There are many things to admire in the film: the intelligence and strength of Stan and George; the integration of personal and social themes; the organic plot development and resultant thematic riches. Stan and George's great story - great because it is about battling the forces of despiritualisation - is marred only by a last half hour which is too episodic and an overall tone which tends slightly towards whimsy (inevitably lessening the impact of the film, with comedy cushioning the subversive message, as in Blake Edwards’ Micki and Maude.)
All four of the films examined here are low-budget (each having a budget of $1.2m or less) and three of them are directorial debuts.
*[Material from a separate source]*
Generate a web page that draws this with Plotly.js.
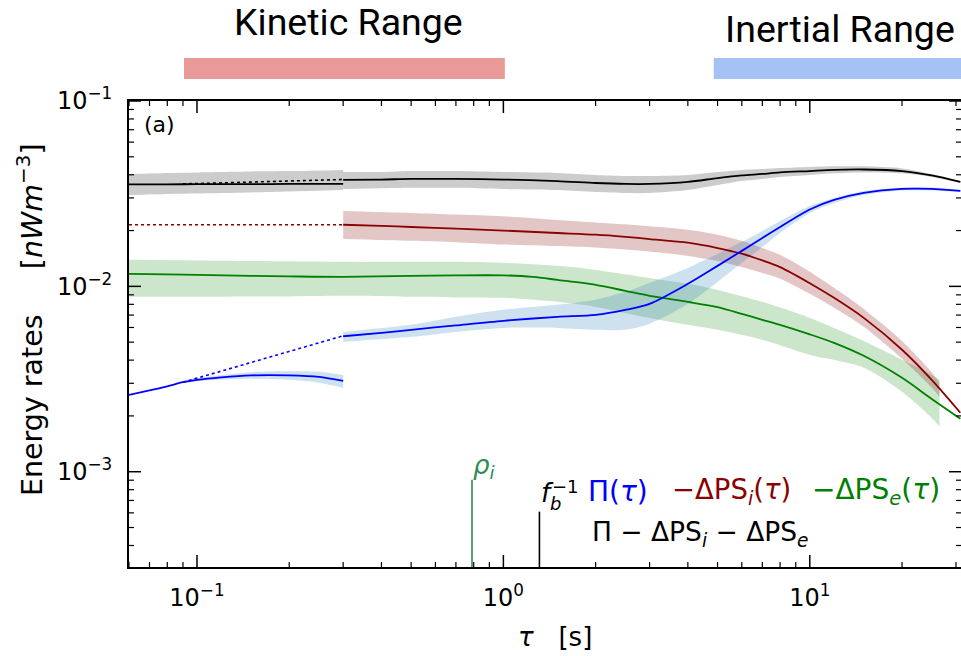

The government funding bodies responsible should be commended, but not uncritically. For example, in a forum on funding held during the festival, Peter Sainsbury of the Australian Film Commission suggested that the current escalation of film budgets could mean that films budgeted at the AFC ceiling of $1.2m might have to be shot on 16mm. The formal beauty of a film like Stan and George's New Life (or the stylistic bravery of a Dead to the World) would then disappear, of course.
But that is only one small issue in the perpetual overall problem of the commerce and art equation. The main concern currently is that there is a feebleness of attitude apparent. This manifests itself in the prevailing strategy of bringing films to audiences rather than vice versa. And this is all strictly a moral problem: the moral necessity of making good films and getting them shown and analysed.